- **Data extract**:
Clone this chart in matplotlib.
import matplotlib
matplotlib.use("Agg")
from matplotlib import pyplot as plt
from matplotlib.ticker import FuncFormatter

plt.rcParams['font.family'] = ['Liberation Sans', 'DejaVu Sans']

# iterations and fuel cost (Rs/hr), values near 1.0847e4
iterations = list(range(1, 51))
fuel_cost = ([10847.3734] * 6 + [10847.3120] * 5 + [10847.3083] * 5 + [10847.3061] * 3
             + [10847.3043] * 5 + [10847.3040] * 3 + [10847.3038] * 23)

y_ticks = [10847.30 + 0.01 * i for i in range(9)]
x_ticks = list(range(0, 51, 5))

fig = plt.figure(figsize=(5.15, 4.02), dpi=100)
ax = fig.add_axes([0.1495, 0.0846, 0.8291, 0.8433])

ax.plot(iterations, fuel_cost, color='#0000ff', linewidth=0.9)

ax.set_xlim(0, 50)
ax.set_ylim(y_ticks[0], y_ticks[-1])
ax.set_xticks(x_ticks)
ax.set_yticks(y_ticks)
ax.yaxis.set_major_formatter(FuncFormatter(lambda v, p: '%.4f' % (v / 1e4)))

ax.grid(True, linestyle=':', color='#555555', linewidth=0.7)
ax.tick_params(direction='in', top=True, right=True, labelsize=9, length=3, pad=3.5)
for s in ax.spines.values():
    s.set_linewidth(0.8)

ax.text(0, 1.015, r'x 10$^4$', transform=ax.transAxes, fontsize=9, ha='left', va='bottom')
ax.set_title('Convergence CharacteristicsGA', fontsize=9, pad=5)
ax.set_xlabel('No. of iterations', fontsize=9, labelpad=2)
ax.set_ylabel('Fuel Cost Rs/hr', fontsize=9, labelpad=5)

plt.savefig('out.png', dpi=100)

- **What you are asked to do**: Show all lines above holding "matplotlib".

- **Task response**:
Clone this chart in matplotlib.
import matplotlib
matplotlib.use("Agg")
from matplotlib import pyplot as plt
from matplotlib.ticker import FuncFormatter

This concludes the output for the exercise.